### Given material
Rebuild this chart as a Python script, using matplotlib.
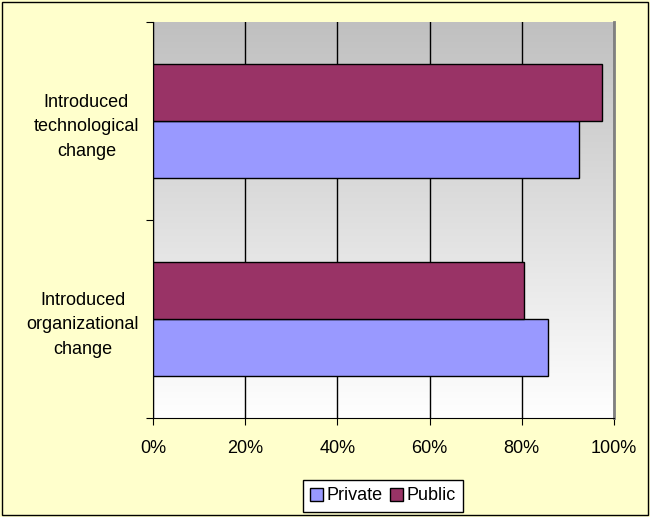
import numpy as np
import matplotlib
matplotlib.use('Agg')
import matplotlib.pyplot as plt
from matplotlib.ticker import FuncFormatter, FixedLocator, NullFormatter
from matplotlib.patches import Rectangle

categories = ['Introduced\norganizational\nchange', 'Introduced\ntechnological\nchange']
private = [0.857, 0.924]
public = [0.805, 0.974]
series_names = ['Private', 'Public']
colors = ['#9999FF', '#993366']

plt.rcParams['font.family'] = ['Liberation Sans', 'DejaVu Sans']
plt.rcParams['font.size'] = 13

fig = plt.figure(figsize=(6.5, 5.17), dpi=100, facecolor='#FFFFCC')
fig.patches.append(Rectangle((0.003, 0.003), 0.994, 0.994, transform=fig.transFigure,
                             fill=False, edgecolor='black', lw=1))

ax = fig.add_axes([153 / 650, 1 - 418 / 517, 461 / 650, 396 / 517])

# gray-to-white gradient behind the bars
grad = np.linspace(1.0, 0.0, 256).reshape(-1, 1)
ax.imshow(grad, extent=[0, 1, 0, 1], transform=ax.transAxes, aspect='auto',
          cmap=matplotlib.colors.LinearSegmentedColormap.from_list('g', ['#FFFFFF', '#C0C0C0']),
          vmin=0, vmax=1, zorder=0)

y = np.arange(len(categories))
h = 0.286
ax.barh(y - h / 2, private, height=h, color=colors[0], edgecolor='black', lw=1, zorder=3,
        label=series_names[0])
ax.barh(y + h / 2, public, height=h, color=colors[1], edgecolor='black', lw=1, zorder=3,
        label=series_names[1])

ax.set_xlim(0, 1)
ax.set_ylim(-0.5, 1.5)
ax.xaxis.set_major_locator(FixedLocator([0, 0.2, 0.4, 0.6, 0.8, 1.0]))
ax.xaxis.set_major_formatter(FuncFormatter(lambda v, p: f'{v * 100:.0f}%'))
ax.grid(axis='x', color='black', lw=1, zorder=1)

ax.yaxis.set_major_locator(FixedLocator([-0.5, 0.5, 1.5]))
ax.yaxis.set_major_formatter(NullFormatter())
ax.yaxis.set_minor_locator(FixedLocator(y))
ax.set_yticklabels(categories, minor=True, ha='right', multialignment='center',
                   linespacing=1.6)
ax.tick_params(axis='y', which='minor', length=0, pad=10)
ax.tick_params(axis='y', which='major', length=5, direction='out')
ax.tick_params(axis='x', length=5, direction='out', pad=11)

ax.spines['top'].set_visible(False)
ax.spines['right'].set_color('#808080')
ax.spines['right'].set_linewidth(2)
ax.spines['left'].set_color('black')
ax.spines['bottom'].set_color('black')

fig.legend(loc='center', bbox_to_anchor=(383 / 650, 1 - 496 / 517), ncol=2,
           frameon=True, fancybox=False, edgecolor='black', framealpha=1,
           handlelength=0.7, handleheight=0.7, handletextpad=0.2, columnspacing=0.4,
           borderpad=0.4)

fig.savefig('out.png', dpi=100, facecolor=fig.get_facecolor())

### What to work on
Pictures are excluded; extract exactly the lines from the start of the data through the line that holds "ax = fig.add_axes([153", both ends included.

### Solution to this problem
Rebuild this chart as a Python script, using matplotlib.
import numpy as np
import matplotlib
matplotlib.use('Agg')
import matplotlib.pyplot as plt
from matplotlib.ticker import FuncFormatter, FixedLocator, NullFormatter
from matplotlib.patches import Rectangle

categories = ['Introduced\norganizational\nchange', 'Introduced\ntechnological\nchange']
private = [0.857, 0.924]
public = [0.805, 0.974]
series_names = ['Private', 'Public']
colors = ['#9999FF', '#993366']

plt.rcParams['font.family'] = ['Liberation Sans', 'DejaVu Sans']
plt.rcParams['font.size'] = 13

fig = plt.figure(figsize=(6.5, 5.17), dpi=100, facecolor='#FFFFCC')
fig.patches.append(Rectangle((0.003, 0.003), 0.994, 0.994, transform=fig.transFigure,
                             fill=False, edgecolor='black', lw=1))

ax = fig.add_axes([153 / 650, 1 - 418 / 517, 461 / 650, 396 / 517])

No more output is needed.